I have become an avid reader (well I’ve always been an avid reader) of
our Direction Magazine, and one of our retired Pastors, Pastor John
Lancaster writes a regular article called “And Finally” and in the
January 2015 copy of Direction. Pastor Lancaster writes these inspiring,
challenging and encouraging words.
“ Where do we go from here…. Elim must continue to be
Christ-centred, preaching and practising the Foursquare Gospel of Jesus
Christ as Saviour, Healer, Baptiser and Coming King, She must continue to
be unashamedly Pentecostal, in practice as well as doctrine…. At a time
when evangelicals are ambivalent about some doctrines of the faith, she must
continue to submit to the authority of the Scriptures.

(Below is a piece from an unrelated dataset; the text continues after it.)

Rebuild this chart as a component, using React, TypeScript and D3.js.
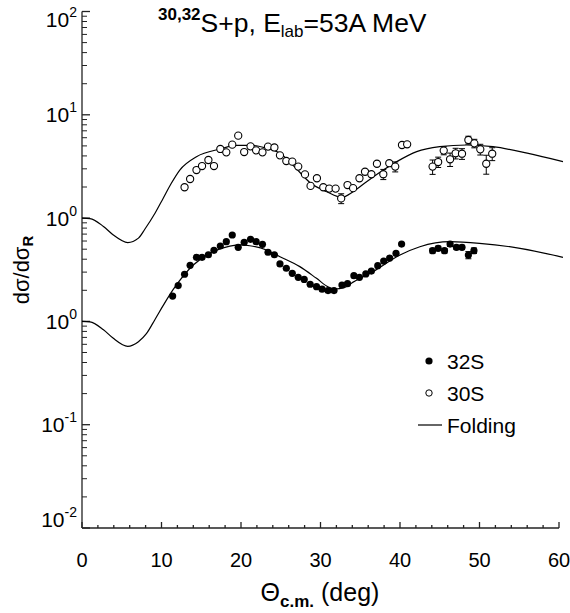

She must be moved
increasingly with compassion for a broken world and seek to minister to those
deep needs in whatever form it takes. Above all, Elim must seek to glorify the
Lord Jesus. Her supreme task is not to be ‘successful’ in human terms,
but to be a community of humble men and women who walk with God and respond to
the promptings of the Word and the Holy Spirit wherever that may take them.”
Jesus the Saviour, Jesus the Healer, Jesus the baptiser in the Holy Spirit, and Jesus the Coming King : The Four Square Gospel.